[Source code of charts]
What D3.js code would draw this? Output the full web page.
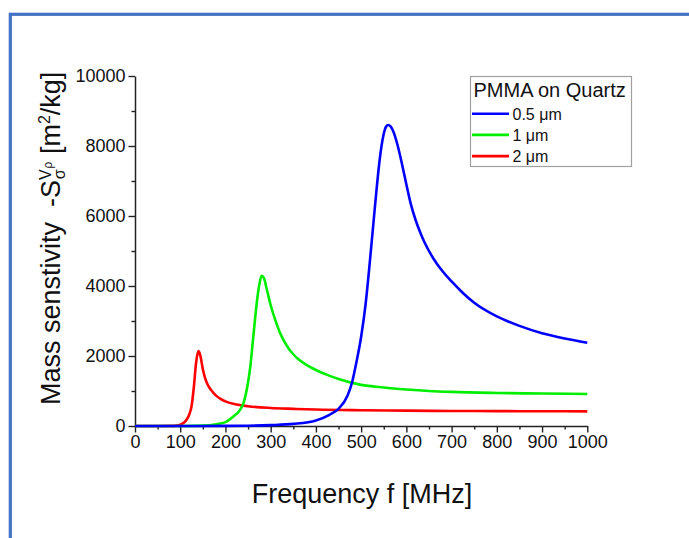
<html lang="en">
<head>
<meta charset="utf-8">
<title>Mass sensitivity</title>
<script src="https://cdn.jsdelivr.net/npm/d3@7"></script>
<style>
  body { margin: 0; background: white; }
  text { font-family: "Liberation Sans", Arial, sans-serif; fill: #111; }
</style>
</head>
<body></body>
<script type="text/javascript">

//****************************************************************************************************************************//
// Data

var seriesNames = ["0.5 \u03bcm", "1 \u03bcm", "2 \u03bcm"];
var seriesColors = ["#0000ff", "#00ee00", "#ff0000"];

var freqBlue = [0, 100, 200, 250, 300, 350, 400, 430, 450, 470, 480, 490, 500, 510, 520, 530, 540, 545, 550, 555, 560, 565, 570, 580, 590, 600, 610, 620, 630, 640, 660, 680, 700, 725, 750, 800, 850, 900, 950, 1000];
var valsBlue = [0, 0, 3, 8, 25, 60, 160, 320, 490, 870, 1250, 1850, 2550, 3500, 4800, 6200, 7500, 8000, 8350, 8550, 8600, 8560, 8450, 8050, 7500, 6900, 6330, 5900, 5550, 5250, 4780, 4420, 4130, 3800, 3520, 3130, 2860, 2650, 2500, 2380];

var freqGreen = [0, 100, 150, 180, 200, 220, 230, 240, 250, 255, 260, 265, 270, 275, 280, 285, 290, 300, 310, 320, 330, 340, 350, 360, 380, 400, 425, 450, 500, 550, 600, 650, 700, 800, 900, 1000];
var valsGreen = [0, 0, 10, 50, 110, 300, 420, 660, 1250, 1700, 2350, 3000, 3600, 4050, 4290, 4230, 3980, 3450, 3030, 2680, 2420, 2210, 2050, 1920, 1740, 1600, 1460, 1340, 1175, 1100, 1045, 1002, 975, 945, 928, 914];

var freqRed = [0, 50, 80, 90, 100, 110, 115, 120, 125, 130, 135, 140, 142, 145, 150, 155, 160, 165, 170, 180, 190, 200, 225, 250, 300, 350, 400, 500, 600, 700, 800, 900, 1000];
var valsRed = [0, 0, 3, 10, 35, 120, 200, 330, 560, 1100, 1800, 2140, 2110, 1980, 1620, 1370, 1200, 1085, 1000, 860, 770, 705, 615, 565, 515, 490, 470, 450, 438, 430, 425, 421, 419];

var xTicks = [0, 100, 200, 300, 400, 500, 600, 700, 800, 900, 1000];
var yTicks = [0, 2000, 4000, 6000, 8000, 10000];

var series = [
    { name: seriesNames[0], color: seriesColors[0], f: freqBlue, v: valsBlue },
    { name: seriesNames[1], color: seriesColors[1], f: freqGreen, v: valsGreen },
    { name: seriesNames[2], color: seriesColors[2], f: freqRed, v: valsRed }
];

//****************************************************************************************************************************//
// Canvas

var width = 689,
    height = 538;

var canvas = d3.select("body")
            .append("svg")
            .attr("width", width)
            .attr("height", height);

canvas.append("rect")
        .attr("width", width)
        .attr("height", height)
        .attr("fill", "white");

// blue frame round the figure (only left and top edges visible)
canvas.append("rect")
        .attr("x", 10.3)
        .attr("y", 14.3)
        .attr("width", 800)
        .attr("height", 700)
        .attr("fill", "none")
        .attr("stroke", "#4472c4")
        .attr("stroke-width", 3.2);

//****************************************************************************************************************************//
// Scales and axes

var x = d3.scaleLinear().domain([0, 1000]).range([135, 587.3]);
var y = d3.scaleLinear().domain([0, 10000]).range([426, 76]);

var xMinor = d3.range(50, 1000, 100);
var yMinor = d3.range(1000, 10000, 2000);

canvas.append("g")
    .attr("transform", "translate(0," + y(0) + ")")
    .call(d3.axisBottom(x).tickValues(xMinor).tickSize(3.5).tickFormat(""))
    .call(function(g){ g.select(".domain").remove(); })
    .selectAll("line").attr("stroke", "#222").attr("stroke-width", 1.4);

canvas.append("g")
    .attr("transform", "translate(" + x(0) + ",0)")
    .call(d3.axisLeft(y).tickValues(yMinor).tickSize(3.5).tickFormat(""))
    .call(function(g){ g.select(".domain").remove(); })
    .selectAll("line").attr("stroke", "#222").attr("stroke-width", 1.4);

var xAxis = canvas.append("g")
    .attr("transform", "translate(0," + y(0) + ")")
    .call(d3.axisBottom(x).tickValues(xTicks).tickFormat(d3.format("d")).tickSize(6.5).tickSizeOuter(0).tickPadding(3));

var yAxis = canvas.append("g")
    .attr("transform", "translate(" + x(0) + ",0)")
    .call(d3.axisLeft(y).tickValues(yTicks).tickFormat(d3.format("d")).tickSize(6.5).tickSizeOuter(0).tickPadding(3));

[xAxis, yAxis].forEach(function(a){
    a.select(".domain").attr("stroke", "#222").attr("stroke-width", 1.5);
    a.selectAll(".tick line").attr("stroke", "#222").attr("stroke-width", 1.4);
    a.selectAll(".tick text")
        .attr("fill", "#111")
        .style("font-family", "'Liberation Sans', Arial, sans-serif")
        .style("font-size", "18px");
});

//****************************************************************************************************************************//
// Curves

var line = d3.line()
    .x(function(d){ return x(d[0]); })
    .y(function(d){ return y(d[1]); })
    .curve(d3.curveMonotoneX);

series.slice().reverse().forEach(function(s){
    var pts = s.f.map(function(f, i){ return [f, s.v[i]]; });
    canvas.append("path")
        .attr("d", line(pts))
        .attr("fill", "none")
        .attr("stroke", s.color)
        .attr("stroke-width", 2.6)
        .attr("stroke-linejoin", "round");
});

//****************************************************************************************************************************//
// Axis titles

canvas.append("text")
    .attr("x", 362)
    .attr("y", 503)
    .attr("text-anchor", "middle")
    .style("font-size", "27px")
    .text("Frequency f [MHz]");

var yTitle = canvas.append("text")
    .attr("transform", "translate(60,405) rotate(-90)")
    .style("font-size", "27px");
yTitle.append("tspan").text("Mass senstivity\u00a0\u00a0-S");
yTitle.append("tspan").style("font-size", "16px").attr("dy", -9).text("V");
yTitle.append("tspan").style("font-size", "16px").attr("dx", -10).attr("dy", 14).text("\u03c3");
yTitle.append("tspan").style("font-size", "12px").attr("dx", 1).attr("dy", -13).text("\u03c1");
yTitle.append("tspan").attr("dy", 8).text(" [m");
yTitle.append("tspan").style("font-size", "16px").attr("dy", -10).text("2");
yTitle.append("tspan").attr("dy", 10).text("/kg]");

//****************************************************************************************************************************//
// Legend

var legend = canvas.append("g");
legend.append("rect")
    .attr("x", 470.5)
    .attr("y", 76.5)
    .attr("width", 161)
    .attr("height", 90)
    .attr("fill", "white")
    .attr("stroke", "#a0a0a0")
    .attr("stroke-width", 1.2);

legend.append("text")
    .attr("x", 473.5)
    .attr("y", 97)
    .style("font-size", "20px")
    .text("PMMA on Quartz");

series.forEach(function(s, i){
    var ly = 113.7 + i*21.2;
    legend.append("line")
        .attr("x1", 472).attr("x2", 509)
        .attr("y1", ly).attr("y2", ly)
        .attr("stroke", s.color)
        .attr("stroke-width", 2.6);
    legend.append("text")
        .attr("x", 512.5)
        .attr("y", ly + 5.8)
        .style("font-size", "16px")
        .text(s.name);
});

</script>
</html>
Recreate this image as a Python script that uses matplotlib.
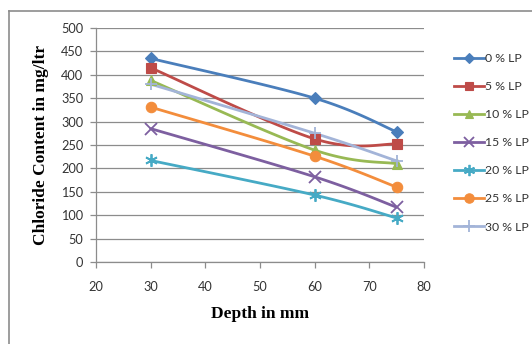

§ **Task to complete**
Exclude the pictures and repeat every other part of the records word for word.

§ **Task response**
What D3.js code would draw this? Output the full web page.
<html lang="en">
<head>
<meta charset="utf-8">
<title>Mass sensitivity</title>
<script src="https://cdn.jsdelivr.net/npm/d3@7"></script>
<style>
  body { margin: 0; background: white; }
  text { font-family: "Liberation Sans", Arial, sans-serif; fill: #111; }
</style>
</head>
<body></body>
<script type="text/javascript">

//****************************************************************************************************************************//
// Data

var seriesNames = ["0.5 \u03bcm", "1 \u03bcm", "2 \u03bcm"];
var seriesColors = ["#0000ff", "#00ee00", "#ff0000"];

var freqBlue = [0, 100, 200, 250, 300, 350, 400, 430, 450, 470, 480, 490, 500, 510, 520, 530, 540, 545, 550, 555, 560, 565, 570, 580, 590, 600, 610, 620, 630, 640, 660, 680, 700, 725, 750, 800, 850, 900, 950, 1000];
var valsBlue = [0, 0, 3, 8, 25, 60, 160, 320, 490, 870, 1250, 1850, 2550, 3500, 4800, 6200, 7500, 8000, 8350, 8550, 8600, 8560, 8450, 8050, 7500, 6900, 6330, 5900, 5550, 5250, 4780, 4420, 4130, 3800, 3520, 3130, 2860, 2650, 2500, 2380];

var freqGreen = [0, 100, 150, 180, 200, 220, 230, 240, 250, 255, 260, 265, 270, 275, 280, 285, 290, 300, 310, 320, 330, 340, 350, 360, 380, 400, 425, 450, 500, 550, 600, 650, 700, 800, 900, 1000];
var valsGreen = [0, 0, 10, 50, 110, 300, 420, 660, 1250, 1700, 2350, 3000, 3600, 4050, 4290, 4230, 3980, 3450, 3030, 2680, 2420, 2210, 2050, 1920, 1740, 1600, 1460, 1340, 1175, 1100, 1045, 1002, 975, 945, 928, 914];

var freqRed = [0, 50, 80, 90, 100, 110, 115, 120, 125, 130, 135, 140, 142, 145, 150, 155, 160, 165, 170, 180, 190, 200, 225, 250, 300, 350, 400, 500, 600, 700, 800, 900, 1000];
var valsRed = [0, 0, 3, 10, 35, 120, 200, 330, 560, 1100, 1800, 2140, 2110, 1980, 1620, 1370, 1200, 1085, 1000, 860, 770, 705, 615, 565, 515, 490, 470, 450, 438, 430, 425, 421, 419];

var xTicks = [0, 100, 200, 300, 400, 500, 600, 700, 800, 900, 1000];
var yTicks = [0, 2000, 4000, 6000, 8000, 10000];

var series = [
    { name: seriesNames[0], color: seriesColors[0], f: freqBlue, v: valsBlue },
    { name: seriesNames[1], color: seriesColors[1], f: freqGreen, v: valsGreen },
    { name: seriesNames[2], color: seriesColors[2], f: freqRed, v: valsRed }
];

//****************************************************************************************************************************//
// Canvas

var width = 689,
    height = 538;

var canvas = d3.select("body")
            .append("svg")
            .attr("width", width)
            .attr("height", height);

canvas.append("rect")
        .attr("width", width)
        .attr("height", height)
        .attr("fill", "white");

// blue frame round the figure (only left and top edges visible)
canvas.append("rect")
        .attr("x", 10.3)
        .attr("y", 14.3)
        .attr("width", 800)
        .attr("height", 700)
        .attr("fill", "none")
        .attr("stroke", "#4472c4")
        .attr("stroke-width", 3.2);

//****************************************************************************************************************************//
// Scales and axes

var x = d3.scaleLinear().domain([0, 1000]).range([135, 587.3]);
var y = d3.scaleLinear().domain([0, 10000]).range([426, 76]);

var xMinor = d3.range(50, 1000, 100);
var yMinor = d3.range(1000, 10000, 2000);

canvas.append("g")
    .attr("transform", "translate(0," + y(0) + ")")
    .call(d3.axisBottom(x).tickValues(xMinor).tickSize(3.5).tickFormat(""))
    .call(function(g){ g.select(".domain").remove(); })
    .selectAll("line").attr("stroke", "#222").attr("stroke-width", 1.4);

canvas.append("g")
    .attr("transform", "translate(" + x(0) + ",0)")
    .call(d3.axisLeft(y).tickValues(yMinor).tickSize(3.5).tickFormat(""))
    .call(function(g){ g.select(".domain").remove(); })
    .selectAll("line").attr("stroke", "#222").attr("stroke-width", 1.4);

var xAxis = canvas.append("g")
    .attr("transform", "translate(0," + y(0) + ")")
    .call(d3.axisBottom(x).tickValues(xTicks).tickFormat(d3.format("d")).tickSize(6.5).tickSizeOuter(0).tickPadding(3));

var yAxis = canvas.append("g")
    .attr("transform", "translate(" + x(0) + ",0)")
    .call(d3.axisLeft(y).tickValues(yTicks).tickFormat(d3.format("d")).tickSize(6.5).tickSizeOuter(0).tickPadding(3));

[xAxis, yAxis].forEach(function(a){
    a.select(".domain").attr("stroke", "#222").attr("stroke-width", 1.5);
    a.selectAll(".tick line").attr("stroke", "#222").attr("stroke-width", 1.4);
    a.selectAll(".tick text")
        .attr("fill", "#111")
        .style("font-family", "'Liberation Sans', Arial, sans-serif")
        .style("font-size", "18px");
});

//****************************************************************************************************************************//
// Curves

var line = d3.line()
    .x(function(d){ return x(d[0]); })
    .y(function(d){ return y(d[1]); })
    .curve(d3.curveMonotoneX);

series.slice().reverse().forEach(function(s){
    var pts = s.f.map(function(f, i){ return [f, s.v[i]]; });
    canvas.append("path")
        .attr("d", line(pts))
        .attr("fill", "none")
        .attr("stroke", s.color)
        .attr("stroke-width", 2.6)
        .attr("stroke-linejoin", "round");
});

//****************************************************************************************************************************//
// Axis titles

canvas.append("text")
    .attr("x", 362)
    .attr("y", 503)
    .attr("text-anchor", "middle")
    .style("font-size", "27px")
    .text("Frequency f [MHz]");

var yTitle = canvas.append("text")
    .attr("transform", "translate(60,405) rotate(-90)")
    .style("font-size", "27px");
yTitle.append("tspan").text("Mass senstivity\u00a0\u00a0-S");
yTitle.append("tspan").style("font-size", "16px").attr("dy", -9).text("V");
yTitle.append("tspan").style("font-size", "16px").attr("dx", -10).attr("dy", 14).text("\u03c3");
yTitle.append("tspan").style("font-size", "12px").attr("dx", 1).attr("dy", -13).text("\u03c1");
yTitle.append("tspan").attr("dy", 8).text(" [m");
yTitle.append("tspan").style("font-size", "16px").attr("dy", -10).text("2");
yTitle.append("tspan").attr("dy", 10).text("/kg]");

//****************************************************************************************************************************//
// Legend

var legend = canvas.append("g");
legend.append("rect")
    .attr("x", 470.5)
    .attr("y", 76.5)
    .attr("width", 161)
    .attr("height", 90)
    .attr("fill", "white")
    .attr("stroke", "#a0a0a0")
    .attr("stroke-width", 1.2);

legend.append("text")
    .attr("x", 473.5)
    .attr("y", 97)
    .style("font-size", "20px")
    .text("PMMA on Quartz");

series.forEach(function(s, i){
    var ly = 113.7 + i*21.2;
    legend.append("line")
        .attr("x1", 472).attr("x2", 509)
        .attr("y1", ly).attr("y2", ly)
        .attr("stroke", s.color)
        .attr("stroke-width", 2.6);
    legend.append("text")
        .attr("x", 512.5)
        .attr("y", ly + 5.8)
        .style("font-size", "16px")
        .text(s.name);
});

</script>
</html>
Recreate this image as a Python script that uses matplotlib.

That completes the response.